Warning: Rate limiting in a multi-instance deployment is per-server by default. With 3 API instances, each allows 100 requests per minute — effectively 300 total. Use a distributed rate limiter backed by Redis for global limits across all instances. Implement IRateLimiterPolicy<TKey> with Redis atomic increment operations (INCR + EXPIRE) for a distributed counter. The built-in middleware has no distributed backend — custom implementation or a library like AspNetCoreRateLimit (with Redis) is required for truly global limits.
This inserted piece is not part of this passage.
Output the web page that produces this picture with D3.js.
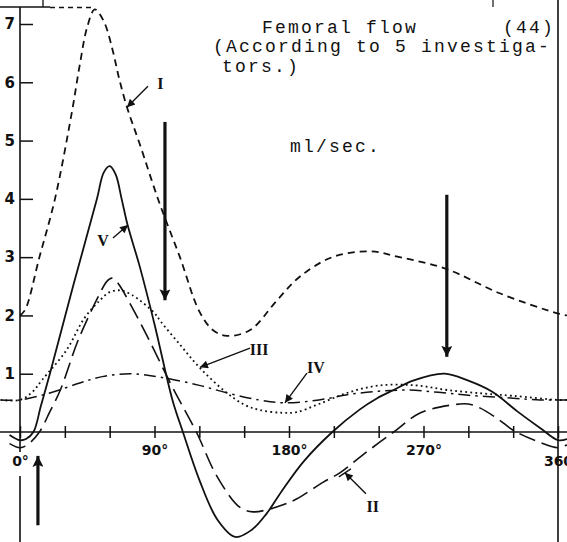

Rate Limiter Algorithms Comparison

Algorithm Burst Allowed Smooth Rate Best For
Fixed Window At boundary No Simple API quotas
Sliding Window No Yes Fair usage limits
Token Bucket Yes (bucket size) Yes (refill rate) Bursty clients
Concurrency N/A N/A (concurrent) Expensive operations

Common Mistakes

Mistake 1 — Partitioning by IP alone (all users behind NAT share one limit)

❌ Wrong — corporate network’s 500 users share one IP; one user’s requests consume the entire quota.

✅ Correct — partition by authenticated user ID when available; fall back to IP only for anonymous requests.

Mistake 2 — Not returning Retry-After header (Angular cannot implement backoff)

❌ Wrong — 429 response with no Retry-After; Angular retries immediately; amplifies the load spike.

✅ Correct — always include Retry-After in the 429 response; Angular uses it to schedule the retry.

🧠 Test Yourself

A fixed window limiter allows 100 requests per minute. A client sends 99 requests at t=0:59 and 99 requests at t=1:01. How many are allowed?